=== Exercise material ===

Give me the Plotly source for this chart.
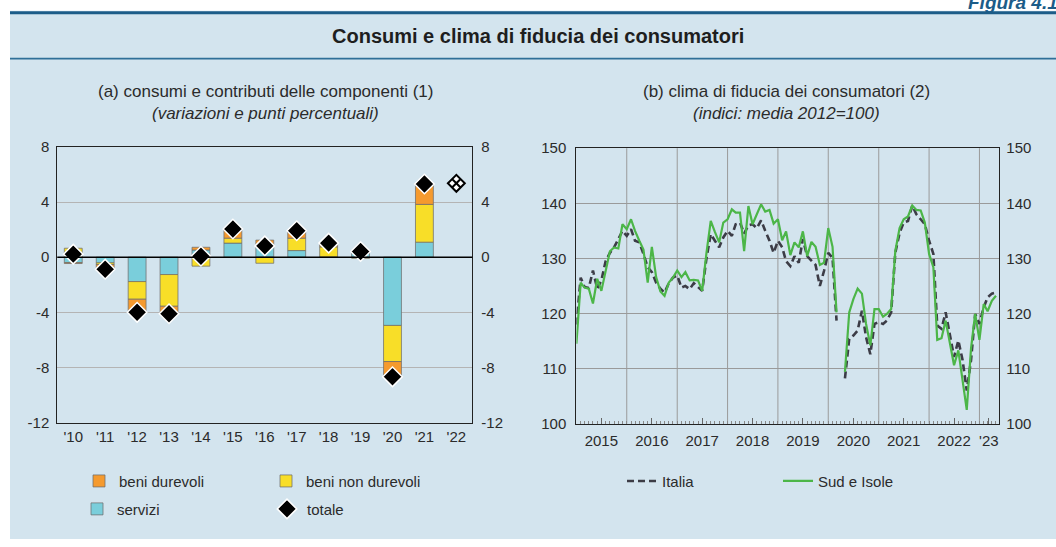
import plotly.graph_objects as go
import pandas as pd

# ---------------- data: panel (a) ----------------
anni = ["'10", "'11", "'12", "'13", "'14", "'15", "'16", "'17", "'18", "'19", "'20", "'21", "'22"]
servizi = [-0.39, -0.41, -1.77, -1.26, 0.52, 1.02, 0.80, 0.48, 0.02, 0.42, -4.95, 1.09, None]
beni_non_durevoli = [0.65, -0.12, -1.28, -2.30, -0.65, 0.36, -0.44, 0.90, 0.73, -0.08, -2.62, 2.74, None]
beni_durevoli = [-0.07, -0.33, -0.95, -0.53, 0.20, 0.65, 0.44, 0.56, 0.27, 0.05, -1.12, 1.48, None]
totale = [0.22, -0.87, -4.00, -4.10, 0.07, 2.04, 0.82, 1.92, 1.02, 0.41, -8.68, 5.31, None]
totale_stima = [None, None, None, None, None, None, None, None, None, None, None, None, 5.36]
ticks_a = [8, 4, 0, -4, -8, -12]

# ---------------- data: panel (b) ----------------
inizio_serie = "2015-01-01"
italia = [118.0, 126.5, 124.8, 124.6, 127.8, 124.5, 126.0, 129.5, 131.0, 132.0, 133.5, 135.0,
          134.1, 135.3, 133.2, 132.9, 130.8, 128.4, 127.5, 125.6, 124.5, 123.8, 125.5, 126.5,
          126.9, 124.7, 125.0, 124.4, 125.5, 124.8, 124.1, 130.0, 134.4, 133.2, 132.0, 133.8,
          135.0, 134.1, 136.2, 136.5, 134.5, 136.0, 136.2, 135.5, 136.9, 135.0, 133.2, 131.0,
          133.2, 132.0, 129.5, 128.6, 130.4, 129.2, 133.5, 130.4, 129.6, 128.8, 125.0, 127.7,
          131.0, 130.1, 118.7, None, 108.2, 115.4, 116.0, 116.9, 120.5, 115.7, 112.6, 118.1,
          118.4, 118.1, 118.7, 120.2, 131.0, 134.6, 136.5, 136.8, 139.6, 138.0, 137.1, 136.2,
          133.2, 130.8, 117.8, 117.2, 120.2, 116.3, 112.1, 115.1, 111.5, 106.0, 111.5, 119.9,
          118.1, 121.1, 122.9, 123.6, 123.8]
sud_isole = [114.5, 125.6, 124.7, 124.5, 121.8, 126.3, 124.1, 128.0, 131.3, 132.0, 131.8, 136.2,
             135.3, 137.1, 135.0, 133.2, 131.6, 125.6, 132.1, 126.6, 124.0, 123.2, 125.6, 126.5,
             127.8, 126.6, 127.5, 126.0, 126.1, 126.0, 124.1, 131.0, 136.8, 134.8, 132.9, 136.5,
             137.1, 138.9, 138.3, 138.3, 131.3, 139.5, 136.2, 138.0, 139.8, 138.5, 138.8, 136.3,
             137.1, 133.3, 134.9, 130.6, 132.9, 132.0, 134.9, 130.4, 133.0, 132.1, 128.8, 129.2,
             135.5, 132.1, 120.2, None, 109.4, 120.2, 122.6, 124.5, 123.6, 118.1, 114.2, 120.8,
             120.8, 119.4, 119.9, 120.8, 131.3, 135.5, 137.1, 137.6, 139.6, 138.8, 138.7, 136.5,
             130.8, 128.4, 115.2, 115.5, 118.7, 114.8, 110.6, 113.3, 107.9, 102.5, 113.6, 119.9,
             115.2, 121.7, 120.4, 122.3, 123.2]
etichette_b = ["2015", "2016", "2017", "2018", "2019", "2020", "2021", "2022", "'23"]
posizioni_b = ["2015-07-01", "2016-07-01", "2017-07-01", "2018-07-01", "2019-07-01",
               "2020-07-01", "2021-07-01", "2022-07-01", "2023-03-10"]
anni_griglia = [2016, 2017, 2018, 2019, 2020, 2021, 2022, 2023]
ticks_b = [150, 140, 130, 120, 110, 100]

date_b = pd.date_range(inizio_serie, periods=len(italia), freq="MS")

# ---------------- style ----------------
W, H = 1056, 547
FONT = "Liberation Sans, Arial, Helvetica, sans-serif"
TXT = "#2b2b2b"
BG = "#d3e4ee"
C_DUR = "#f59a2e"
C_NDUR = "#f8de28"
C_SERV = "#7acedb"
EDGE = "rgba(110,110,110,0.75)"

# the photographed page is offset/compressed slightly in height: compensate
Y_OFF, Y_SCALE = 7.8, 0.971


def px(x):
    return x / W


def py(y):
    return 1 - ((y - Y_OFF) / Y_SCALE) / H


fig = go.Figure()

# panel (a) bars
fig.add_trace(go.Bar(x=anni, y=servizi, name="servizi", marker=dict(color=C_SERV, line=dict(color=EDGE, width=1)),
                     width=0.56, legend="legend3", xaxis="x", yaxis="y"))
fig.add_trace(go.Bar(x=anni, y=beni_non_durevoli, name="beni non durevoli",
                     marker=dict(color=C_NDUR, line=dict(color=EDGE, width=1)),
                     width=0.56, legend="legend2", xaxis="x", yaxis="y"))
fig.add_trace(go.Bar(x=anni, y=beni_durevoli, name="beni durevoli",
                     marker=dict(color=C_DUR, line=dict(color=EDGE, width=1)),
                     width=0.56, legend="legend", xaxis="x", yaxis="y"))
fig.add_trace(go.Scatter(x=anni, y=totale, name="totale", mode="markers",
                         marker=dict(symbol="diamond", size=15, color="black", line=dict(color="white", width=1.5)),
                         legend="legend4", xaxis="x", yaxis="y"))
fig.add_trace(go.Scatter(x=anni, y=totale_stima, name="totale (stima)", mode="markers", showlegend=False,
                         marker=dict(symbol="diamond-x", size=13, color="white", line=dict(color="black", width=2)),
                         xaxis="x", yaxis="y"))
# invisible helper so the right-hand axis of panel (a) is drawn
fig.add_trace(go.Scatter(x=anni, y=totale, mode="markers", marker=dict(opacity=0), showlegend=False,
                         hoverinfo="skip", xaxis="x", yaxis="y3"))

# panel (b) lines
fig.add_trace(go.Scatter(x=date_b, y=italia, name="Italia", mode="lines",
                         line=dict(color="#3c3c46", width=2.6, dash="7px,4px"),
                         legend="legend5", xaxis="x2", yaxis="y2"))
fig.add_trace(go.Scatter(x=date_b, y=sud_isole, name="Sud e Isole", mode="lines",
                         line=dict(color="#4cb648", width=2.2),
                         legend="legend6", xaxis="x2", yaxis="y2"))
fig.add_trace(go.Scatter(x=date_b, y=italia, mode="lines", line=dict(width=0), opacity=0, showlegend=False,
                         hoverinfo="skip", xaxis="x2", yaxis="y4"))

dom_ax = [px(57.3), px(472.3)]
dom_ay = [py(422.3), py(146)]
dom_bx = [px(576.4), px(999.3)]
dom_by = [py(423.3), py(147.3)]

tickfont = dict(family=FONT, size=15, color=TXT)
testo_ticks_a = [str(v) for v in ticks_a]
testo_ticks_b = [str(v) for v in ticks_b]

shapes = [
    dict(type="rect", xref="paper", yref="paper", x0=px(10), x1=1.0, y0=0, y1=py(9.5), fillcolor=BG,
         line=dict(width=0), layer="below"),
    dict(type="line", xref="paper", yref="paper", x0=px(10), x1=1.0, y0=py(11.5), y1=py(11.5),
         line=dict(color="#1c5c88", width=3)),
    dict(type="line", xref="paper", yref="paper", x0=px(10), x1=1.0, y0=py(57.5), y1=py(57.5),
         line=dict(color="#2f6f98", width=1.6)),
    # zero line of panel (a), above the bars
    dict(type="line", xref="x domain", yref="y", x0=0, x1=1, y0=0, y1=0,
         line=dict(color="black", width=1.5), layer="above"),
]
for a in anni_griglia:
    shapes.append(dict(type="line", xref="x2", yref="y2 domain", x0=f"{a}-01-01", x1=f"{a}-01-01",
                       y0=0, y1=1, line=dict(color="#9a9a9a", width=1), layer="below"))

annotations = [
    dict(text="<b><i>Figura 4.1</i></b>", xref="paper", yref="paper", x=px(966), y=1 - 6 / H,
         xanchor="left", yanchor="bottom", showarrow=False,
         font=dict(family=FONT, size=19, color="#1c5c88")),
    dict(text="<b>Consumi e clima di fiducia dei consumatori</b>", xref="paper", yref="paper",
         x=px(538), y=py(35), xanchor="center", yanchor="middle", showarrow=False,
         font=dict(family=FONT, size=20, color="#1e1e1e")),
    dict(text="(a) consumi e contributi delle componenti (1)", xref="paper", yref="paper",
         x=px(265), y=py(90), xanchor="center", yanchor="middle", showarrow=False,
         font=dict(family=FONT, size=17, color=TXT)),
    dict(text="<i>(variazioni e punti percentuali)</i>", xref="paper", yref="paper",
         x=px(265), y=py(113), xanchor="center", yanchor="middle", showarrow=False,
         font=dict(family=FONT, size=17, color=TXT)),
    dict(text="(b) clima di fiducia dei consumatori (2)", xref="paper", yref="paper",
         x=px(786), y=py(90), xanchor="center", yanchor="middle", showarrow=False,
         font=dict(family=FONT, size=17, color=TXT)),
    dict(text="<i>(indici: media 2012=100)</i>", xref="paper", yref="paper",
         x=px(786), y=py(113), xanchor="center", yanchor="middle", showarrow=False,
         font=dict(family=FONT, size=17, color=TXT)),
]


def leg(x, y):
    return dict(x=px(x), y=py(y), xanchor="left", yanchor="middle", bgcolor="rgba(0,0,0,0)",
                font=dict(family=FONT, size=15, color=TXT), orientation="h")


fig.update_layout(
    width=W, height=H, margin=dict(l=0, r=0, t=0, b=0),
    paper_bgcolor="white", plot_bgcolor="white",
    barmode="relative", bargap=0.44,
    font=dict(family=FONT, size=15, color=TXT),
    shapes=shapes, annotations=annotations,
    xaxis=dict(domain=dom_ax, anchor="y", type="category", range=[-0.5, 12.5],
               showline=True, linecolor="#222", linewidth=1, mirror=True, ticks="",
               tickfont=tickfont, showgrid=False),
    yaxis=dict(domain=dom_ay, anchor="x", range=[-12, 8], tickvals=ticks_a, ticktext=testo_ticks_a,
               showline=True, linecolor="#222", linewidth=1, mirror=True,
               gridcolor="#b4b4b4", gridwidth=1, zeroline=False, ticks="", tickfont=tickfont,
               ticklabelstandoff=4),
    yaxis3=dict(overlaying="y", anchor="x", side="right", range=[-12, 8], tickvals=ticks_a,
                ticktext=testo_ticks_a,
                showgrid=False, zeroline=False, ticks="", tickfont=tickfont, showline=False,
                ticklabelstandoff=8),
    xaxis2=dict(domain=dom_bx, anchor="y2", type="date", range=["2015-01-01", "2023-05-25"],
                tickvals=posizioni_b, ticktext=etichette_b, showgrid=False,
                showline=True, linecolor="#222", linewidth=1.2, mirror=True,
                ticks="inside", ticklen=6, tickcolor="#666", tickfont=tickfont,
                minor=dict(dtick="M1", tick0="2015-01-01", ticks="inside", ticklen=3,
                           tickcolor="#888", showgrid=False),
                ticklabelstandoff=3),
    yaxis2=dict(domain=dom_by, anchor="x2", range=[100, 150], tickvals=ticks_b, ticktext=testo_ticks_b,
                showline=True, linecolor="#222", linewidth=1.2, mirror=True,
                gridcolor="#9a9a9a", gridwidth=1, zeroline=False, ticks="", tickfont=tickfont,
                ticklabelstandoff=6),
    yaxis4=dict(overlaying="y2", anchor="x2", side="right", range=[100, 150], tickvals=ticks_b,
                ticktext=testo_ticks_b,
                showgrid=False, zeroline=False, ticks="", tickfont=tickfont, showline=False,
                ticklabelstandoff=6),
    legend=leg(79, 481),
    legend2=leg(266, 481),
    legend3=leg(77, 509),
    legend4=leg(267, 509),
    legend5=leg(622, 481),
    legend6=leg(778, 481),
    showlegend=True,
)

page_fix = (
    "var h=document.documentElement;h.style.margin='0';h.style.overflow='hidden';"
    "h.style.backgroundColor='" + BG + "';"
    "h.style.backgroundImage='linear-gradient(#ffffff, #ffffff)';"
    "h.style.backgroundRepeat='no-repeat';h.style.backgroundSize='100% 50%';"
    "document.body.style.margin='0';document.body.style.padding='0';"
    "document.body.style.background='transparent';"
    "document.body.style.overflow='hidden';"
)

fig.write_html("out.html", config={"displayModeBar": False}, post_script=page_fix)
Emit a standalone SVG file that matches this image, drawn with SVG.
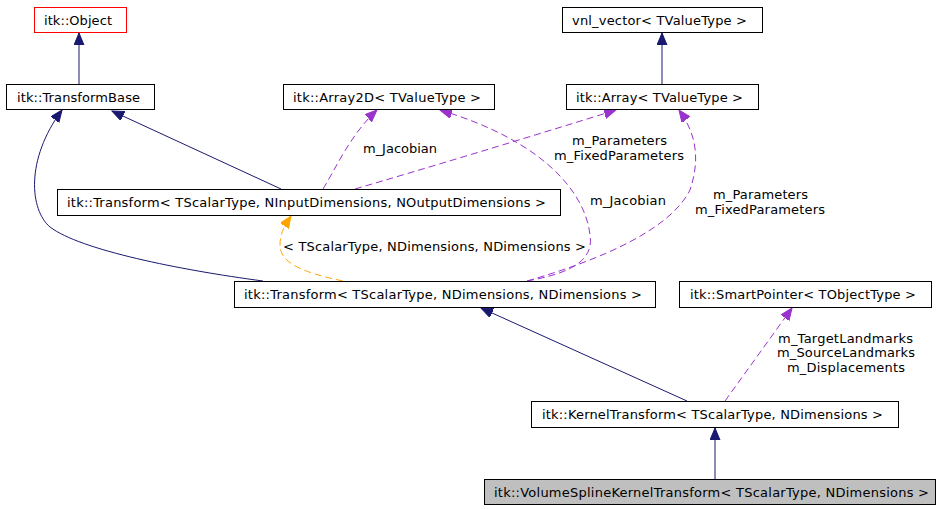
<svg xmlns="http://www.w3.org/2000/svg" width="951" height="509" viewBox="0 0 951 509">
<style>
  .box { fill: #ffffff; stroke: #000000; stroke-width: 1; }
  .t { font-family: "DejaVu Sans", "Liberation Sans", sans-serif; font-size: 13px; fill: #000000; text-anchor: middle; }
  .inh { fill: none; stroke: #191970; stroke-width: 1; }
  .mem { fill: none; stroke: #9a32cd; stroke-width: 1; stroke-dasharray: 7,4; }
  .tpl { fill: none; stroke: #ffa500; stroke-width: 1; stroke-dasharray: 7,4; }
</style>
<defs>
  <marker id="aNavy" markerUnits="userSpaceOnUse" markerWidth="14" markerHeight="12" refX="12" refY="5" orient="auto">
    <path d="M0,0 L12,5 L0,10 z" fill="#191970" stroke="#191970" stroke-width="1"/>
  </marker>
  <marker id="aPurple" markerUnits="userSpaceOnUse" markerWidth="14" markerHeight="12" refX="12" refY="5" orient="auto">
    <path d="M0,0 L12,5 L0,10 z" fill="#9a32cd" stroke="#9a32cd" stroke-width="1"/>
  </marker>
  <marker id="aOrange" markerUnits="userSpaceOnUse" markerWidth="14" markerHeight="12" refX="12" refY="5" orient="auto">
    <path d="M0,0 L12,5 L0,10 z" fill="#ffa500" stroke="#ffa500" stroke-width="1"/>
  </marker>
</defs>
<rect width="951" height="509" fill="#ffffff"/>

<g id="connectors">
  <path class="inh" d="M79,84 L79,33" marker-end="url(#aNavy)"/>
  <path class="inh" d="M662,84 L662,33" marker-end="url(#aNavy)"/>
  <path class="inh" d="M281,189 L112,111" marker-end="url(#aNavy)"/>
  <path class="inh" d="M263,281 C180,270 80,250 50,227 C30,210 25,160 62,110" marker-end="url(#aNavy)"/>
  <path class="mem" d="M323,189 C335,170 350,135 377,110" marker-end="url(#aPurple)"/>
  <path class="mem" d="M355,189 C420,170 520,140 616,110" marker-end="url(#aPurple)"/>
  <path class="mem" d="M527,281 C560,275 595,265 590,235 C585,190 540,140 440,110" marker-end="url(#aPurple)"/>
  <path class="mem" d="M527,281 C600,260 670,230 690,190 C700,160 697,135 679,110" marker-end="url(#aPurple)"/>
  <path class="tpl" d="M343,281 C300,272 280,262 280,245 C280,235 283,228 291,216" marker-end="url(#aOrange)"/>
  <path class="inh" d="M687,401 L481,308" marker-end="url(#aNavy)"/>
  <path class="mem" d="M725,401 L792,308" marker-end="url(#aPurple)"/>
  <path class="inh" d="M715,479 L715,428" marker-end="url(#aNavy)"/>

  <text class="t" x="400" y="153" textLength="74" lengthAdjust="spacing">m_Jacobian</text>
  <text class="t" x="619.5" y="145" textLength="95" lengthAdjust="spacing">m_Parameters</text>
  <text class="t" x="619" y="160" textLength="130" lengthAdjust="spacing">m_FixedParameters</text>
  <text class="t" x="628" y="205" textLength="76" lengthAdjust="spacing">m_Jacobian</text>
  <text class="t" x="760.5" y="199" textLength="95" lengthAdjust="spacing">m_Parameters</text>
  <text class="t" x="760" y="214" textLength="130" lengthAdjust="spacing">m_FixedParameters</text>
  <text class="t" x="434.5" y="251" textLength="303" lengthAdjust="spacing">&lt; TScalarType, NDimensions, NDimensions &gt;</text>
  <text class="t" x="845.5" y="343" textLength="135" lengthAdjust="spacing">m_TargetLandmarks</text>
  <text class="t" x="846" y="357" textLength="138" lengthAdjust="spacing">m_SourceLandmarks</text>
  <text class="t" x="846" y="372" textLength="118" lengthAdjust="spacing">m_Displacements</text>
</g>

<g id="node-object">
  <rect class="box" x="34.5" y="7.5" width="92" height="25" style="stroke:#ff0000"/>
  <text class="t" x="78" y="24.5" textLength="68" lengthAdjust="spacing">itk::Object</text>
</g>
<g id="node-transformbase">
  <rect class="box" x="6.5" y="84.5" width="148" height="25"/>
  <text class="t" x="78.5" y="101.5" textLength="123" lengthAdjust="spacing">itk::TransformBase</text>
</g>
<g id="node-array2d">
  <rect class="box" x="283.5" y="84.5" width="211" height="25"/>
  <text class="t" x="387" y="101.5" textLength="188" lengthAdjust="spacing">itk::Array2D&lt; TValueType &gt;</text>
</g>
<g id="node-vnlvector">
  <rect class="box" x="562.5" y="7.5" width="200" height="25"/>
  <text class="t" x="659.5" y="24.5" textLength="175" lengthAdjust="spacing">vnl_vector&lt; TValueType &gt;</text>
</g>
<g id="node-array">
  <rect class="box" x="566.5" y="84.5" width="192" height="25"/>
  <text class="t" x="659.5" y="101.5" textLength="167" lengthAdjust="spacing">itk::Array&lt; TValueType &gt;</text>
</g>
<g id="node-transform-io">
  <rect class="box" x="57.5" y="189.5" width="503" height="26"/>
  <text class="t" x="306.5" y="206.5" textLength="479" lengthAdjust="spacing">itk::Transform&lt; TScalarType, NInputDimensions, NOutputDimensions &gt;</text>
</g>
<g id="node-transform-nd">
  <rect class="box" x="234.5" y="281.5" width="421" height="26"/>
  <text class="t" x="443" y="298.5" textLength="398" lengthAdjust="spacing">itk::Transform&lt; TScalarType, NDimensions, NDimensions &gt;</text>
</g>
<g id="node-smartpointer">
  <rect class="box" x="679.5" y="281.5" width="252" height="26"/>
  <text class="t" x="803" y="298.5" textLength="226" lengthAdjust="spacing">itk::SmartPointer&lt; TObjectType &gt;</text>
</g>
<g id="node-kerneltransform">
  <rect class="box" x="531.5" y="401.5" width="367" height="26"/>
  <text class="t" x="712.5" y="418.5" textLength="341" lengthAdjust="spacing">itk::KernelTransform&lt; TScalarType, NDimensions &gt;</text>
</g>
<g id="node-volumespline">
  <rect class="box" x="484.5" y="479.5" width="451" height="25" style="fill:#bfbfbf"/>
  <text class="t" x="711.5" y="496.5" textLength="435" lengthAdjust="spacing">itk::VolumeSplineKernelTransform&lt; TScalarType, NDimensions &gt;</text>
</g>
</svg>
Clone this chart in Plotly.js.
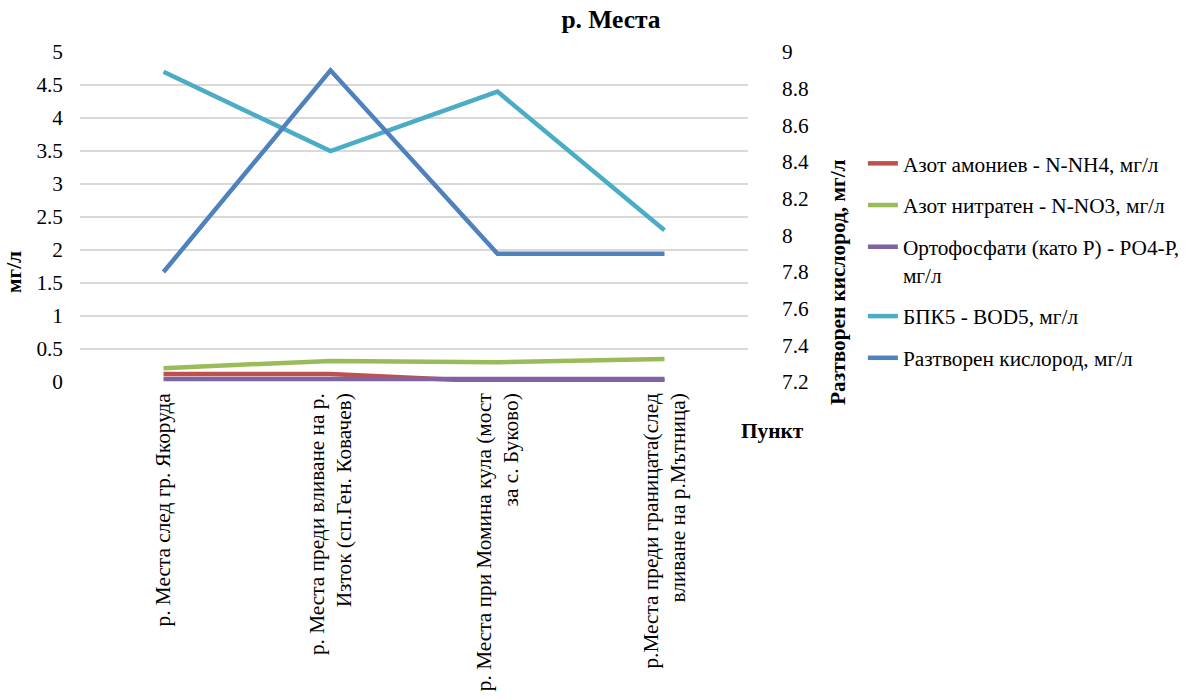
<!DOCTYPE html>
<html>
<head>
<meta charset="utf-8">
<script src="https://cdn.plot.ly/plotly-3.0.1.min.js"></script>
<style>html,body{margin:0;padding:0;background:#fff;}#chart{width:1199px;height:700px;}</style>
</head>
<body>
<div id="chart"></div>
<script>
const categories = [
  "р. Места след гр. Якоруда",
  "р. Места преди вливане на р.<br>Изток (сп.Ген. Ковачев)",
  "р. Места при Момина кула (мост<br>за с. Буково)",
  "р.Места преди границата(след<br>вливане на р.Мътница)"
];
const seriesNames = [
  "Азот амониев - N-NH4, мг/л",
  "Азот нитратен - N-NO3, мг/л",
  "Ортофосфати (като Р) - РО4-Р,<br>мг/л",
  "БПК5 - BOD5, мг/л",
  "Разтворен кислород, мг/л"
];
const ammonium = [0.12, 0.12, 0.005, 0.03];
const nitrate = [0.21, 0.32, 0.30, 0.35];
const phosphate = [0.045, 0.045, 0.045, 0.045];
const bod5 = [4.7, 3.5, 4.4, 2.3];
const oxygen = [7.8, 8.9, 7.9, 7.9];

const colors = ["#C0504D", "#9BBB59", "#8064A2", "#4BACC6", "#4F81BD"];
const values = [ammonium, nitrate, phosphate, bod5, oxygen];
const axes = ["y", "y", "y", "y", "y2"];

const FONT = "Liberation Serif";
const FS = 21.3;

const traces = values.map((v, i) => ({
  type: "scatter",
  mode: "lines",
  x: categories,
  y: v,
  yaxis: axes[i],
  name: seriesNames[i],
  legendgroup: "g" + i,
  line: {color: colors[i], width: 4.5},
  hoverinfo: "y"
}));

const layout = {
  width: 1199,
  height: 700,
  paper_bgcolor: "#fff",
  plot_bgcolor: "#fff",
  font: {family: FONT, size: FS, color: "#000"},
  margin: {l: 80, r: 451, t: 52, b: 318},
  title: {
    text: "<b>р. Места</b>",
    font: {family: FONT, size: 25.5, color: "#000"},
    x: 611 / 1199, xanchor: "center",
    y: 1 - 19 / 700, yanchor: "middle"
  },
  showlegend: true,
  legend: {
    x: 1.172, xanchor: "left",
    y: 1 - (143 - 52) / 330, yanchor: "top",
    font: {family: FONT, size: FS, color: "#000"},
    traceorder: "grouped",
    tracegroupgap: 11,
    valign: "top",
    bgcolor: "rgba(0,0,0,0)"
  },
  xaxis: {
    type: "category",
    range: [-0.5, 3.5],
    tickangle: -90,
    showgrid: false,
    zeroline: false,
    showline: false,
    ticks: "",
    tickfont: {family: FONT, size: FS, color: "#000"},
    ticklabelstandoff: 6
  },
  yaxis: {
    range: [0, 5],
    dtick: 0.5,
    tick0: 0,
    showgrid: true,
    gridcolor: "#d9d9d9",
    gridwidth: 1.5,
    zeroline: false,
    showline: false,
    ticks: "",
    tickfont: {family: FONT, size: FS, color: "#000"},
    ticklabelstandoff: 16
  },
  yaxis2: {
    overlaying: "y",
    side: "right",
    range: [7.2, 9],
    dtick: 0.2,
    tick0: 7.2,
    showgrid: false,
    zeroline: false,
    showline: false,
    ticks: "",
    tickformat: ".1~f",
    tickfont: {family: FONT, size: FS, color: "#000"},
    ticklabelstandoff: 33
  },
  annotations: [
    {
      text: "<b>мг/л</b>", xref: "paper", yref: "paper",
      x: (14 - 80) / 668, y: (382 - 272) / 330,
      xanchor: "center", yanchor: "middle", textangle: -90, showarrow: false,
      font: {family: FONT, size: FS, color: "#000"}
    },
    {
      text: "<b>Разтворен кислород, мг/л</b>", xref: "paper", yref: "paper",
      x: (838 - 80) / 668, y: (382 - 282) / 330,
      xanchor: "center", yanchor: "middle", textangle: -90, showarrow: false,
      font: {family: FONT, size: FS, color: "#000"}
    },
    {
      text: "<b>Пункт</b>", xref: "paper", yref: "paper",
      x: (772 - 80) / 668, y: (382 - 431) / 330,
      xanchor: "center", yanchor: "middle", showarrow: false,
      font: {family: FONT, size: FS, color: "#000"}
    }
  ]
};

Plotly.newPlot("chart", traces, layout, {displayModeBar: false, staticPlot: true});
</script>
</body>
</html>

===

Description of the task: Determine the number of lines in the data that contain "this" as a word or string, and state only that number.

Output of the task: 3